STATED GOAL. Pictures are to be left out. Copy exactly the lines from the one containing "Recreate this image" to the one containing "const lastIdx = prices.length - 1;", both ends kept.

RECORDED INFORMATION.
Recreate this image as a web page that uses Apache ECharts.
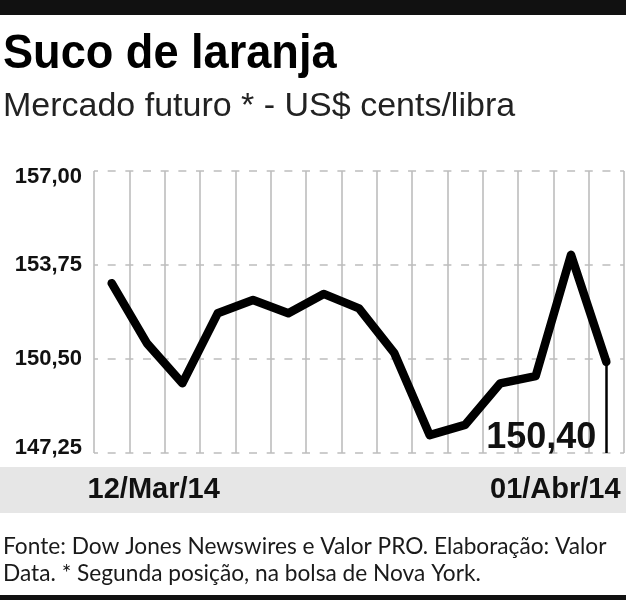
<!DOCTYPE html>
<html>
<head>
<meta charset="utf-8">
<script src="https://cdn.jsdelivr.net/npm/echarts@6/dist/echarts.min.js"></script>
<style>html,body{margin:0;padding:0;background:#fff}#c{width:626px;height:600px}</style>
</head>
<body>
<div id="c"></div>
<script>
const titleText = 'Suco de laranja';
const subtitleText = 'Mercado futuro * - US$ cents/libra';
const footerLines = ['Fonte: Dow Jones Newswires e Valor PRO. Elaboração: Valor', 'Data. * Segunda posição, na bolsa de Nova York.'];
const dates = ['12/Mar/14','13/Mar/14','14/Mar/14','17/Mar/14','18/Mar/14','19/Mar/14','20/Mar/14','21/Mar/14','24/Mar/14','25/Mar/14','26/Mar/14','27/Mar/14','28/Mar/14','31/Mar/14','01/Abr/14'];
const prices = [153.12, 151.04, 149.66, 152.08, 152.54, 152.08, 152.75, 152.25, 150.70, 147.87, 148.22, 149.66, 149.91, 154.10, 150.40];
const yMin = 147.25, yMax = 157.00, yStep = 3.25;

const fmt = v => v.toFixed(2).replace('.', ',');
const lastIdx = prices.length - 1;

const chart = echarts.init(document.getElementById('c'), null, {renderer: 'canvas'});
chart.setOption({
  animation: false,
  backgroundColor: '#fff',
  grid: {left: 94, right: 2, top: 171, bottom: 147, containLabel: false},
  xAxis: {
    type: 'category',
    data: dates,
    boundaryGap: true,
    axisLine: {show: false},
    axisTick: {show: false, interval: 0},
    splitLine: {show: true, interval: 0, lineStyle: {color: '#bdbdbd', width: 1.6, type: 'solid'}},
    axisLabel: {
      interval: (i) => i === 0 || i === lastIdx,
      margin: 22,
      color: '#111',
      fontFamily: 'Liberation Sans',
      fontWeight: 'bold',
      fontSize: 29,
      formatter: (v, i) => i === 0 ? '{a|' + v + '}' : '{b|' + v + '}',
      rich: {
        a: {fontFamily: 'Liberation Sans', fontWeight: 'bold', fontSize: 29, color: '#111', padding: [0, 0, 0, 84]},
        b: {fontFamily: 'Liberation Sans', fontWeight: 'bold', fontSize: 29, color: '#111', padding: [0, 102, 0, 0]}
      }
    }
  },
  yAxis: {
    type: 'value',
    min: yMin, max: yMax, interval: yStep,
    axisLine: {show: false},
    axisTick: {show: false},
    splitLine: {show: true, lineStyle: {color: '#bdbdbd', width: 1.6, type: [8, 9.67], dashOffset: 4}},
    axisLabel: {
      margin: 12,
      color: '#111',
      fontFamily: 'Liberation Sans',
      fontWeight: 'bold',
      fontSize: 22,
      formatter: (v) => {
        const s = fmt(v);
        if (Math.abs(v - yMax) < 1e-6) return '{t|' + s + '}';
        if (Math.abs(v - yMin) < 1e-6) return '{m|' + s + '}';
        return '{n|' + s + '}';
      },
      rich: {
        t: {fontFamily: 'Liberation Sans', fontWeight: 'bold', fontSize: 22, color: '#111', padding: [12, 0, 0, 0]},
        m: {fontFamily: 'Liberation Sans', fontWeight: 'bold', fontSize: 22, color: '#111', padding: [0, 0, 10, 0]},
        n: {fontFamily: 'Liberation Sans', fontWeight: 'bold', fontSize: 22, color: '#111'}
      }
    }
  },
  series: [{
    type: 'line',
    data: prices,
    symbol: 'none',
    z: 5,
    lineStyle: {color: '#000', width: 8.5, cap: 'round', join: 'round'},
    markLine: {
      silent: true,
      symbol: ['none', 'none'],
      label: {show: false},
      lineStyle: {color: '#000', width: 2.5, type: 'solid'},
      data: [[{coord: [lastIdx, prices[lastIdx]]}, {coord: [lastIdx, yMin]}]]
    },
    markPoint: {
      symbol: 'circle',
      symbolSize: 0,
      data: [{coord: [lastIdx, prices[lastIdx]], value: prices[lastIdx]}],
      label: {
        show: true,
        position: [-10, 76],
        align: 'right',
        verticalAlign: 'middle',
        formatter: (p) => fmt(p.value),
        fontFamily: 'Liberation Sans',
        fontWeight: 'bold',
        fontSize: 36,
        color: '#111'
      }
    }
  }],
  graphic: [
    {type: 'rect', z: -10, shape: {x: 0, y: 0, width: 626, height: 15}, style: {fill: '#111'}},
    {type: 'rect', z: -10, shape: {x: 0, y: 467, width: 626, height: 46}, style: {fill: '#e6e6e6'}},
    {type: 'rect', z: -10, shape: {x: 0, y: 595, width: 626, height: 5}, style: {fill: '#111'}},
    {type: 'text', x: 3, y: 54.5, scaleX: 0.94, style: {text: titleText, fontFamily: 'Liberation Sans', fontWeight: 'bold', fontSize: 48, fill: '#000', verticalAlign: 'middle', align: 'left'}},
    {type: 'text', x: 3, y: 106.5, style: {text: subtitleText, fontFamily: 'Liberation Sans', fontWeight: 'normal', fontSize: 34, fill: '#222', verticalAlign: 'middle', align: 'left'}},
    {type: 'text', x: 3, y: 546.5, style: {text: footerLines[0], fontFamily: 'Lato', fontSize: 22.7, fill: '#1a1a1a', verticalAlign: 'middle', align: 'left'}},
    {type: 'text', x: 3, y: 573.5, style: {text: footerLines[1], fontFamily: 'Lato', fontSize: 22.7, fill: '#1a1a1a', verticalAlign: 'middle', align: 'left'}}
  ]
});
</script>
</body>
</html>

---

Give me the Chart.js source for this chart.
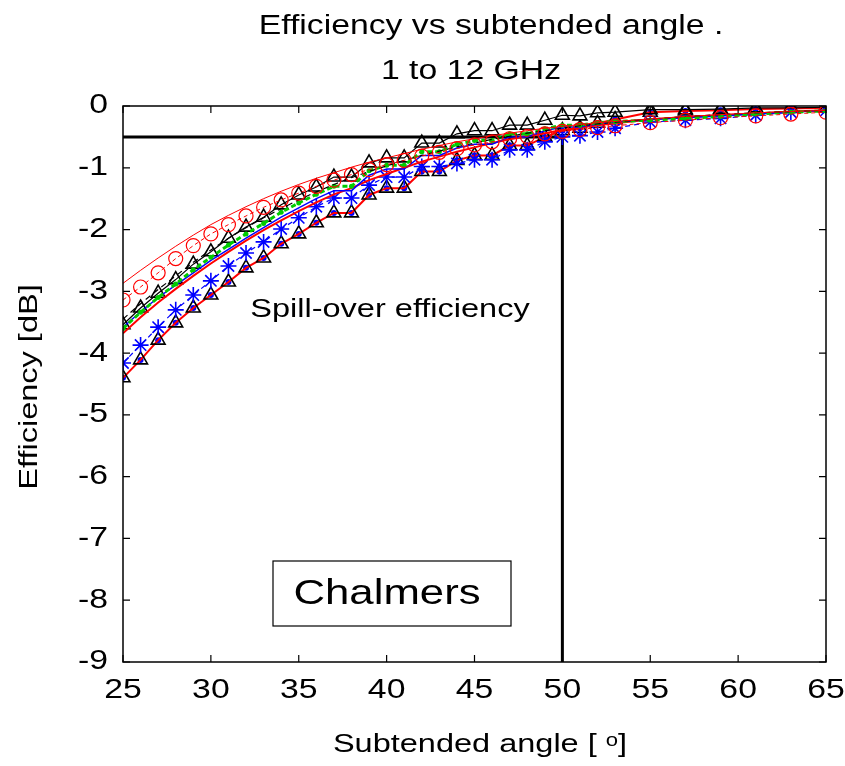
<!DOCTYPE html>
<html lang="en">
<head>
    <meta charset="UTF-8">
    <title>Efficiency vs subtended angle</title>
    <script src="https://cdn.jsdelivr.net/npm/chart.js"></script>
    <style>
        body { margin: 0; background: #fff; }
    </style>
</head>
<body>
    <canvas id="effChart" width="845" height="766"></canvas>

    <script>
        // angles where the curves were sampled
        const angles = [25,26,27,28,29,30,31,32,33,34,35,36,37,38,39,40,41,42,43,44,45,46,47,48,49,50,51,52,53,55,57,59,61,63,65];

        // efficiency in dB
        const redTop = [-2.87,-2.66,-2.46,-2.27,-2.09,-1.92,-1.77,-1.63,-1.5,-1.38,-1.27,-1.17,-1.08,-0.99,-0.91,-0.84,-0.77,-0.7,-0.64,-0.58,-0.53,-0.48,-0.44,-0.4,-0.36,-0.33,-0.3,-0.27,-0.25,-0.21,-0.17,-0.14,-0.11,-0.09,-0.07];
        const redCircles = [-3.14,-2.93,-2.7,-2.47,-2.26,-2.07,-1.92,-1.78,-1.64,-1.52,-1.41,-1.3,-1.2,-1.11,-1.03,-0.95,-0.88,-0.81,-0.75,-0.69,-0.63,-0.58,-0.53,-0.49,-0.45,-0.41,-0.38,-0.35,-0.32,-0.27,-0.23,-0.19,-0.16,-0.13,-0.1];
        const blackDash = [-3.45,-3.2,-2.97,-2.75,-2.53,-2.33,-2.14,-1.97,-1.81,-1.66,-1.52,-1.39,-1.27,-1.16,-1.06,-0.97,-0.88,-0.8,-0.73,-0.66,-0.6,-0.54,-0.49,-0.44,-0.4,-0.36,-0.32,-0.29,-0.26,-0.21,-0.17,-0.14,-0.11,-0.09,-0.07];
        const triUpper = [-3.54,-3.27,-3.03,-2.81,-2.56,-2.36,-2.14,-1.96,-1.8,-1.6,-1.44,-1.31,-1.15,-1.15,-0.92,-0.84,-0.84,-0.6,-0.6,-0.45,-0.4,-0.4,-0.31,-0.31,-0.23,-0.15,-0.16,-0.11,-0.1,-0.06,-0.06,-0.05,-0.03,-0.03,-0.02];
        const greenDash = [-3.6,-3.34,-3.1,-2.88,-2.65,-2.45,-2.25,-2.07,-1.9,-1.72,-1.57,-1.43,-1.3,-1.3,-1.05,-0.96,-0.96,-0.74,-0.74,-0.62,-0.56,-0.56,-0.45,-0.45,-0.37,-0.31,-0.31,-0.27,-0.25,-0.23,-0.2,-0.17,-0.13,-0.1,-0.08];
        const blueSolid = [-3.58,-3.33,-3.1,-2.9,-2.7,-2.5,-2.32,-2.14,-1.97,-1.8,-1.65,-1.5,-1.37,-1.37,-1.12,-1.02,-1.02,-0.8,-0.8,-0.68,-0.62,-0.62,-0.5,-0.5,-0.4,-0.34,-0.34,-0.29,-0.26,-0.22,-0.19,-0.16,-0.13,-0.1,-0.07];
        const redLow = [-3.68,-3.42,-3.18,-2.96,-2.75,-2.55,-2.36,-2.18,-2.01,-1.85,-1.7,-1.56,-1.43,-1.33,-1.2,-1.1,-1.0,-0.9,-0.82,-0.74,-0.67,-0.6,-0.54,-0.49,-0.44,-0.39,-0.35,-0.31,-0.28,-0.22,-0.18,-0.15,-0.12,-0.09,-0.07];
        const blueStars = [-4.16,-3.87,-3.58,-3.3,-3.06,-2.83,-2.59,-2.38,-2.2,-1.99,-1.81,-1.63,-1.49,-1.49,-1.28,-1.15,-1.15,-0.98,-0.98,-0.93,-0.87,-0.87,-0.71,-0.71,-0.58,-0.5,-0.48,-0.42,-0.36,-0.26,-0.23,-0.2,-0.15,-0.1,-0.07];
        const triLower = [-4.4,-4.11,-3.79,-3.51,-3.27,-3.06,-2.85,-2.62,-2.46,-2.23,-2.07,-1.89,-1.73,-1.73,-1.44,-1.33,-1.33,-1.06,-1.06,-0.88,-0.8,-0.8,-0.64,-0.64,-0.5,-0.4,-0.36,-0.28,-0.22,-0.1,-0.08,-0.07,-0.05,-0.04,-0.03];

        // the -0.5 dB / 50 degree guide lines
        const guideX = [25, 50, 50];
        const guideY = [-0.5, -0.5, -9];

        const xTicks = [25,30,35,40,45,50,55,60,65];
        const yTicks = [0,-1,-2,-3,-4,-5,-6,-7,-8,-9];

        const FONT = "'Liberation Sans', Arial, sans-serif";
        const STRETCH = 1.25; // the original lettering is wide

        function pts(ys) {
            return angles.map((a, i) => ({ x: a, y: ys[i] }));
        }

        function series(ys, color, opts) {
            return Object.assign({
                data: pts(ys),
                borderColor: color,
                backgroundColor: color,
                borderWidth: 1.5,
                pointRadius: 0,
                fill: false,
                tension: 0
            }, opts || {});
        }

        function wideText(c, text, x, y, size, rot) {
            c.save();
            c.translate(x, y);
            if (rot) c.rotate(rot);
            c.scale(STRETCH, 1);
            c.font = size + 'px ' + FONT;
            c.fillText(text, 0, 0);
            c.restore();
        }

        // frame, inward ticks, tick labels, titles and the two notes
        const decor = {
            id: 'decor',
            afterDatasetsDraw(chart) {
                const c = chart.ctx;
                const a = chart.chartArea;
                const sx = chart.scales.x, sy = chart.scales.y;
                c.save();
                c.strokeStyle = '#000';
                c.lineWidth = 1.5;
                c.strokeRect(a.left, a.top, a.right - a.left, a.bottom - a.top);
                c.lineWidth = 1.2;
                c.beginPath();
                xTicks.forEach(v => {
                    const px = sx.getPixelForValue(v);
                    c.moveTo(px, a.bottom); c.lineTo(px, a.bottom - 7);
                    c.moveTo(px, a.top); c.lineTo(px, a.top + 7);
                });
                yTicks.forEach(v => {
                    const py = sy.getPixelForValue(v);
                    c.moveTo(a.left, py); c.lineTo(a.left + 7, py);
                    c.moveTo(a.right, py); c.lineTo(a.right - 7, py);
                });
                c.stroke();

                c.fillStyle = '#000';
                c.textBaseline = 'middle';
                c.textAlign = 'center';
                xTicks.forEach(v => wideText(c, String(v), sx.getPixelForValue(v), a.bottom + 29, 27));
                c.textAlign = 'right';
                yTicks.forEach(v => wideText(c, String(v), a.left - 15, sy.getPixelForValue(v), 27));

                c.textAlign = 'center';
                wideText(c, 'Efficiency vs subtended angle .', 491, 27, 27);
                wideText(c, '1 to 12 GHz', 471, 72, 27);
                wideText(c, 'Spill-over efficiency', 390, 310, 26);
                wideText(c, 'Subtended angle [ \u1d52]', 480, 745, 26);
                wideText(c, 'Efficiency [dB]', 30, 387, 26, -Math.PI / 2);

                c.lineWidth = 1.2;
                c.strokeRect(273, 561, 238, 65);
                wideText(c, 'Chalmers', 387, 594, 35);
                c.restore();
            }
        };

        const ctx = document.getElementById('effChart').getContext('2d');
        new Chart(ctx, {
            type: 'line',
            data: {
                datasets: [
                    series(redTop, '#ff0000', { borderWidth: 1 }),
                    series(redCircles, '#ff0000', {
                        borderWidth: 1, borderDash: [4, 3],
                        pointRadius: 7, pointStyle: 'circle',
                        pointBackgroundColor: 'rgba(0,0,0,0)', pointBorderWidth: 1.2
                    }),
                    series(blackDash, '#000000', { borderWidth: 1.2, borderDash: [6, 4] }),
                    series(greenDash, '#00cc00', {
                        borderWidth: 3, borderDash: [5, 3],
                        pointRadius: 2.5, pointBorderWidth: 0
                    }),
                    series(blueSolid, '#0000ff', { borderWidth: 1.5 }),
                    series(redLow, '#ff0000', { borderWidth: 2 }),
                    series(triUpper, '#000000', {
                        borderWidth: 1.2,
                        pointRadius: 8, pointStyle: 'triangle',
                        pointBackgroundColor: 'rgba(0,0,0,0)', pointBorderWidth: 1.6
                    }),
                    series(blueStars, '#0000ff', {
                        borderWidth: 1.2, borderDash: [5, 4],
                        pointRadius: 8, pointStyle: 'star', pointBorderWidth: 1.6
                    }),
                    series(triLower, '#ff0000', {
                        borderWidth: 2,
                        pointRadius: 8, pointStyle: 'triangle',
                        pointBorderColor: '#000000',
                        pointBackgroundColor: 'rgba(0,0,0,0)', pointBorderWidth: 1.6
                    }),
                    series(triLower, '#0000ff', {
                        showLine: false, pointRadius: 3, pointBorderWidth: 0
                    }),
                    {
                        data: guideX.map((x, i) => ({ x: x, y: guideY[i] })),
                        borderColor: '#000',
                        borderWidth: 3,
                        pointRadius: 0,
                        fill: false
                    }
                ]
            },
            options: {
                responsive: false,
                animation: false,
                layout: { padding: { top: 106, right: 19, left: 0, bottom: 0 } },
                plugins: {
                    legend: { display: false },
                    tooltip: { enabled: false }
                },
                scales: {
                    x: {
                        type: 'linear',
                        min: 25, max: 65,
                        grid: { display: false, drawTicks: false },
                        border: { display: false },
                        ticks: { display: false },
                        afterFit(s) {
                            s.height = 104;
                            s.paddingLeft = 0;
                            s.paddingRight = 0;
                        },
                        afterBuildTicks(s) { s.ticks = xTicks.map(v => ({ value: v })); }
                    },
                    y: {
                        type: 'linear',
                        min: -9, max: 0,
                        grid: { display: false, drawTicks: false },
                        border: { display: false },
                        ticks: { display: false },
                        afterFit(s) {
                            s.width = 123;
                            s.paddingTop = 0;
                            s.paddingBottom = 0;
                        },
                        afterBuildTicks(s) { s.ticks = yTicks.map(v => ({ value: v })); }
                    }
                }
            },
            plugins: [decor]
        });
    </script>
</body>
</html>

==

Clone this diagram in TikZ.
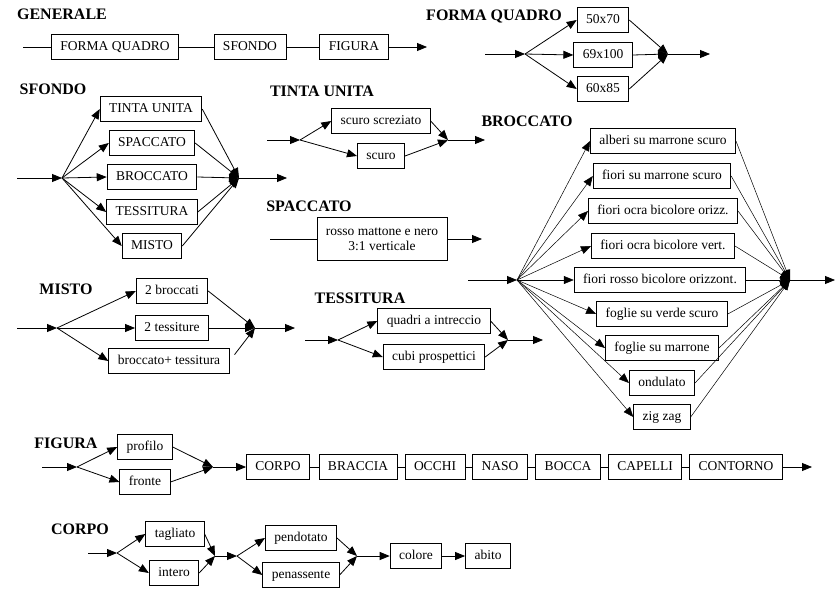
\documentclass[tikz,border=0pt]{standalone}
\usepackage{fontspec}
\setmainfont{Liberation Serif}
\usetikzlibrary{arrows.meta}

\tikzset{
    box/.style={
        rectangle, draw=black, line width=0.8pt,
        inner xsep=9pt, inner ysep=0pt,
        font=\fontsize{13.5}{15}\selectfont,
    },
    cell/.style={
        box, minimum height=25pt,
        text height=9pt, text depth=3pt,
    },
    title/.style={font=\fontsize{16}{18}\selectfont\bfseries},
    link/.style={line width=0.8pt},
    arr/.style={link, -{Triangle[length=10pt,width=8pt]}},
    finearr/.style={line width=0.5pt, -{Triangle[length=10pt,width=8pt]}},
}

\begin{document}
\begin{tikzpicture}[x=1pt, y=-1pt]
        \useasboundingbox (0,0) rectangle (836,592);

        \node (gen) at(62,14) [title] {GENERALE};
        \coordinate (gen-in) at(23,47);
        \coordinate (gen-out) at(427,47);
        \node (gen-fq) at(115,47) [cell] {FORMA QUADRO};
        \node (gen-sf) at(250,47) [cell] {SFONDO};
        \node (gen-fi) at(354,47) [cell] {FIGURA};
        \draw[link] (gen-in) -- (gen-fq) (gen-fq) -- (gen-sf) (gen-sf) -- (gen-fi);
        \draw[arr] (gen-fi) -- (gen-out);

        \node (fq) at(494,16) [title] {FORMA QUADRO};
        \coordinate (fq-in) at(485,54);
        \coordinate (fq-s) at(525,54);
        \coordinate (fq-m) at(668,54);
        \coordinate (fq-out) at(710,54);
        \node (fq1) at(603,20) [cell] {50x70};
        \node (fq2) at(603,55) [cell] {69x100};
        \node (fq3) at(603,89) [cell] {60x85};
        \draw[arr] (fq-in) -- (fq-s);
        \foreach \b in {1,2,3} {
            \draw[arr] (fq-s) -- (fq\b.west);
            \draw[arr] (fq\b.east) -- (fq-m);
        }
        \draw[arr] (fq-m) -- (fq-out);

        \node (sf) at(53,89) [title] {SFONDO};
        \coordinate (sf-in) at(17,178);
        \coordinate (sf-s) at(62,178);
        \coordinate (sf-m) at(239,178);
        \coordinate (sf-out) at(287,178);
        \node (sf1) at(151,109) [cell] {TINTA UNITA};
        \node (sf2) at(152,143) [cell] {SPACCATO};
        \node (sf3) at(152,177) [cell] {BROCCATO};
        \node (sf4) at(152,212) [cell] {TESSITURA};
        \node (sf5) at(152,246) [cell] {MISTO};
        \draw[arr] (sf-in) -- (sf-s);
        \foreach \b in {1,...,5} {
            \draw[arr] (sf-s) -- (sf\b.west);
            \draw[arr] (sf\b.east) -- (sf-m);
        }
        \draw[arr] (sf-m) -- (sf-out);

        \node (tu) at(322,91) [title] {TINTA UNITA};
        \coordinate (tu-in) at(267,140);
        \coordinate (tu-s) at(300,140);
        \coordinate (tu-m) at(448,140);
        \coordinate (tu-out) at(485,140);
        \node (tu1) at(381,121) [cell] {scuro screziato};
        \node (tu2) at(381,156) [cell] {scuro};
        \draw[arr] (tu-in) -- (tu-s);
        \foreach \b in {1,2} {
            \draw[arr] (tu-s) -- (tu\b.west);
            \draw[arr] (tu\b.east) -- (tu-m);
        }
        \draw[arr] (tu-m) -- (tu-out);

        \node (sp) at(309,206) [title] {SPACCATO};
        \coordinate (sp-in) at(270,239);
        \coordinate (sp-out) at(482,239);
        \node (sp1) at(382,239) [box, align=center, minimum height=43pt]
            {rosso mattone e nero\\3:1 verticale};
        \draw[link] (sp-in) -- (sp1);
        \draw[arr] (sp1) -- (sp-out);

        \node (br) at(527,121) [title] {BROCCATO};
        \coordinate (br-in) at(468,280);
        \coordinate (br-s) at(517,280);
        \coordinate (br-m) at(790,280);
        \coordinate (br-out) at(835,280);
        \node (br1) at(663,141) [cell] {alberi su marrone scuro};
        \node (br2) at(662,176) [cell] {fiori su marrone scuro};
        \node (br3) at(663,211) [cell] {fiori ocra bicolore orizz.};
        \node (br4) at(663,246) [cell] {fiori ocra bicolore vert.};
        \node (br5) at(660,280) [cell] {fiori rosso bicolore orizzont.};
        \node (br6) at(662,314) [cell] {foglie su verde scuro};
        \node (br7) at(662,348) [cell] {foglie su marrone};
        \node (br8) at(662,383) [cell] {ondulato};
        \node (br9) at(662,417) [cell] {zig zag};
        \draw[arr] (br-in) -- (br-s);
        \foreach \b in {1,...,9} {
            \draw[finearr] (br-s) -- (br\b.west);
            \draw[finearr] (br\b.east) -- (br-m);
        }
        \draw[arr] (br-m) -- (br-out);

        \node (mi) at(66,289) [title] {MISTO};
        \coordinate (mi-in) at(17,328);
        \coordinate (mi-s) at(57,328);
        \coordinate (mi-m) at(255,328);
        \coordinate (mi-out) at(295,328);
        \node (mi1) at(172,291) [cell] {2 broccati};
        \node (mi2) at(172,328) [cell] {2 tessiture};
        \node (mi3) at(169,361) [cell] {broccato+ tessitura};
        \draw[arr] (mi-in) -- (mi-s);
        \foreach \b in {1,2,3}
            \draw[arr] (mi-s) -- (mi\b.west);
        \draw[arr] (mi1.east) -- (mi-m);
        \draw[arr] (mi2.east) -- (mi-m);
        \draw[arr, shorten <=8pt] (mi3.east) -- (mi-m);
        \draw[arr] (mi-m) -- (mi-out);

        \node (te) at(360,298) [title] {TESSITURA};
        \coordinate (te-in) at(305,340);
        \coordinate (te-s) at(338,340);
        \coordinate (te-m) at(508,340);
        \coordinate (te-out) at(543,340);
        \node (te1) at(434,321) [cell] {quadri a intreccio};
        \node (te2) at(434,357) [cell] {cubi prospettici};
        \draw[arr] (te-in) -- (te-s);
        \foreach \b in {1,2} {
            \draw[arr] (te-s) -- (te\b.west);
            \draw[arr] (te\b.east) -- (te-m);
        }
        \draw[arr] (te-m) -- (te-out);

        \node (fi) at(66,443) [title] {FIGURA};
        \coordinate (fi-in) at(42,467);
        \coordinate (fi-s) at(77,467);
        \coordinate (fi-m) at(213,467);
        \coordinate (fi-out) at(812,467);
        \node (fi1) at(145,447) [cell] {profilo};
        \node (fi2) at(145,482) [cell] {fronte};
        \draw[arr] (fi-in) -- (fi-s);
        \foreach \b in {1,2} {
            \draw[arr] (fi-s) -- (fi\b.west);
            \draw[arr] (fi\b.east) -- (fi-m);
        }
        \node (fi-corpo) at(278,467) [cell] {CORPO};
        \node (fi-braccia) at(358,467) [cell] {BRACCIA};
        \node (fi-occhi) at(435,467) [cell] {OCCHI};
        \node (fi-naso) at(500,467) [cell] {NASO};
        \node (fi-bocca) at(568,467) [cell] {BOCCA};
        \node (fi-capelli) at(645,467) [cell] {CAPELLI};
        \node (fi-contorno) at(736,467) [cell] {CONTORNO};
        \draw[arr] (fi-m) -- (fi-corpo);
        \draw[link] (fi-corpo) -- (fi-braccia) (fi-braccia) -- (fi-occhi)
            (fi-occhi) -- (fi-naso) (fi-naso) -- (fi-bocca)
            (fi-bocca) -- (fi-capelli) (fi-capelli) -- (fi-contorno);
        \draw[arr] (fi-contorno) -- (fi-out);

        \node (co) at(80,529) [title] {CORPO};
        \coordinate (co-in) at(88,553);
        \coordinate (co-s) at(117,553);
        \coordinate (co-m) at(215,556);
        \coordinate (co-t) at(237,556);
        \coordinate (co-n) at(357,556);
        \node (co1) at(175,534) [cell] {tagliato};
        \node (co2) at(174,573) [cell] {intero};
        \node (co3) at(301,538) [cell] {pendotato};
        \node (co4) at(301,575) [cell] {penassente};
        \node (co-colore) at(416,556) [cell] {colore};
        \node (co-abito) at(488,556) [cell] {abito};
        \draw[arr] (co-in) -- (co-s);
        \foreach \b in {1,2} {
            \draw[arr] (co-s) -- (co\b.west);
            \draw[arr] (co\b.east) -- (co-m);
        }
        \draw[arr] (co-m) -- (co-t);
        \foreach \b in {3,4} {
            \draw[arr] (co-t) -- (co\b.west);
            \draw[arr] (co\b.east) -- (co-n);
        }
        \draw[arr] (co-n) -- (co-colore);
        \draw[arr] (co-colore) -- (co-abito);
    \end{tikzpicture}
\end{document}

EXERCISE RESULT.
Recreate this image as a web page that uses Apache ECharts.
<!DOCTYPE html>
<html>
<head>
<meta charset="utf-8">
<script src="https://cdn.jsdelivr.net/npm/echarts@6/dist/echarts.min.js"></script>
<style>html,body{margin:0;padding:0;background:#fff}#c{width:626px;height:600px}</style>
</head>
<body>
<div id="c"></div>
<script>
const titleText = 'Suco de laranja';
const subtitleText = 'Mercado futuro * - US$ cents/libra';
const footerLines = ['Fonte: Dow Jones Newswires e Valor PRO. Elaboração: Valor', 'Data. * Segunda posição, na bolsa de Nova York.'];
const dates = ['12/Mar/14','13/Mar/14','14/Mar/14','17/Mar/14','18/Mar/14','19/Mar/14','20/Mar/14','21/Mar/14','24/Mar/14','25/Mar/14','26/Mar/14','27/Mar/14','28/Mar/14','31/Mar/14','01/Abr/14'];
const prices = [153.12, 151.04, 149.66, 152.08, 152.54, 152.08, 152.75, 152.25, 150.70, 147.87, 148.22, 149.66, 149.91, 154.10, 150.40];
const yMin = 147.25, yMax = 157.00, yStep = 3.25;

const fmt = v => v.toFixed(2).replace('.', ',');
const lastIdx = prices.length - 1;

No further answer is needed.